What Is Wrong With The Mets?

Coming off of a sweep at the hands of the NL Central leading Cincinnati Reds, the Mets should probably consider themselves lucky.  Why you ask?  Well, just as the Mets had done when sweeping the Tampa Bay Rays only a few days earlier, their crosstown rival Yankees did the Mets a favor in their sweep of the Washington Nationals.  Its for that reason and that reason alone that the Mets remain only 4.5 games back in the division, but don’t let this little twist of luck force you into thinking that the Mets are in good shape.

Through a little more than half of June the Mets have posted a 7-9 record.  A free fall by no means, but still nothing to write home about.  Whether it be due to injuries or simple reality, the Mets are beginning to look mortal.  More importantly their offense, which carried the team through the first two months of the season, has averaged only two runs per game over their last six losses.  Just a blip on the radar?  Perhaps…but that isn’t to say that the writing hasn’t been on the wall for such struggles.

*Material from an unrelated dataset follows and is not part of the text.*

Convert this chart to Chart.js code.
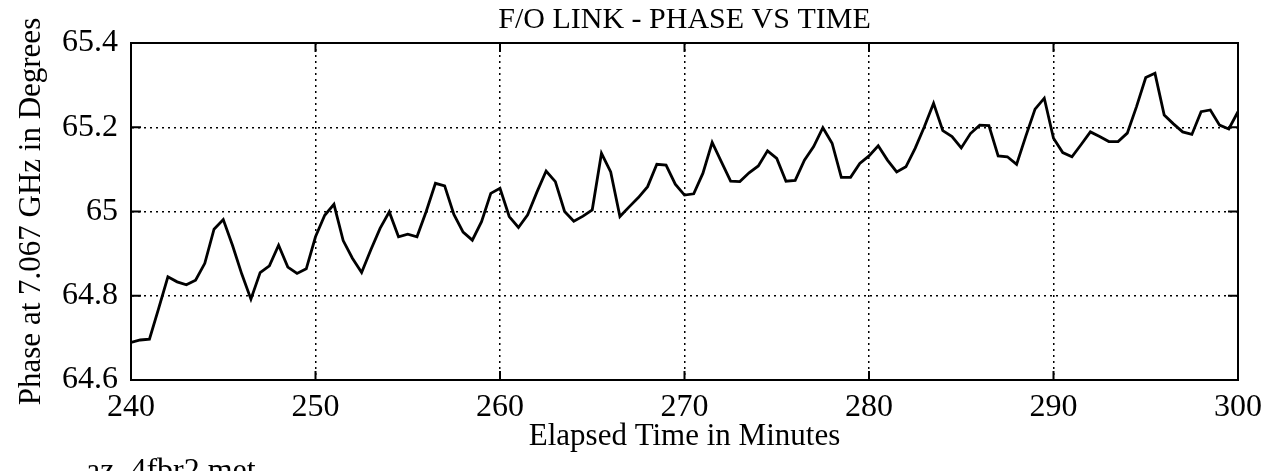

Daniel Murphy, who entered the month of June with a .305 average has batted only .197 in his last fifteen games while watching his average plummet to .274.  Since returning from the disabled list on June 1st, the surprisingly potent bat of Josh Thole has hit only .224.  If you’d like to split hairs, one could say that even David Wright, who is still hitting a very healthy .355 and .328 in the month of June has seen his offensive numbers suffer this month.  I mention these three players because they, along with the injured Ruben Tejada, carried the Mets for their very surprising first 50 games.

Offense alone isn’t to blame for the Mets June swoon.  The team’s defense as a whole has been downright awful this season.  Entering play today they have posted 52 errors, which is good for fourth worst in major league baseball.  Daniel Murphy leads all National League second-basemen with nine errors, while both David Wright and Ike Davis also rank among the worst at their respective positions.  I don’t mean to pick on anyone, but if the Mets hope to claw and scratch their way through the season, they’ll simply need to play better fundamental baseball.

The final, and in all probability largest weakness of this team has got to be the bullpen.  The Mets currently boast the worst bullpen ERA in major league baseball, at 5.40, with opponents batting a major league best .275 against them.  That’s nearly a full run worse than their closest competitor, the Chicago Cubs, who own a 4.51 bullpen ERA of their own.  That isn’t do to overwork either, as the Mets pen has pitched only 188.1 innings and finds itself in the lower third of the league in that category.  Simply put, as illustrated by their league worst 13 blown saves, the bullpen has been very, very bad.

Now with all of that having been said, as previously mentioned, the Mets still only find themselves 4.5 games back of the division leading Washington Nationals.  From here, if the team is going to continue to contend, they must play more consistent baseball.  Fundamentals will be key for a roster that probably won’t win many games on talent alone this year.  In spite of what seems to be an overwhelming amount of heart on this roster, I question this young team’s ability to pick itself up off the mat should they fall off the pace in the division for long.  Their weaknesses are apparent, if not glaring, and with the remainder of a murderous June looming the time is now for the Mets to cure what ails them, before their confidence and their season slips away.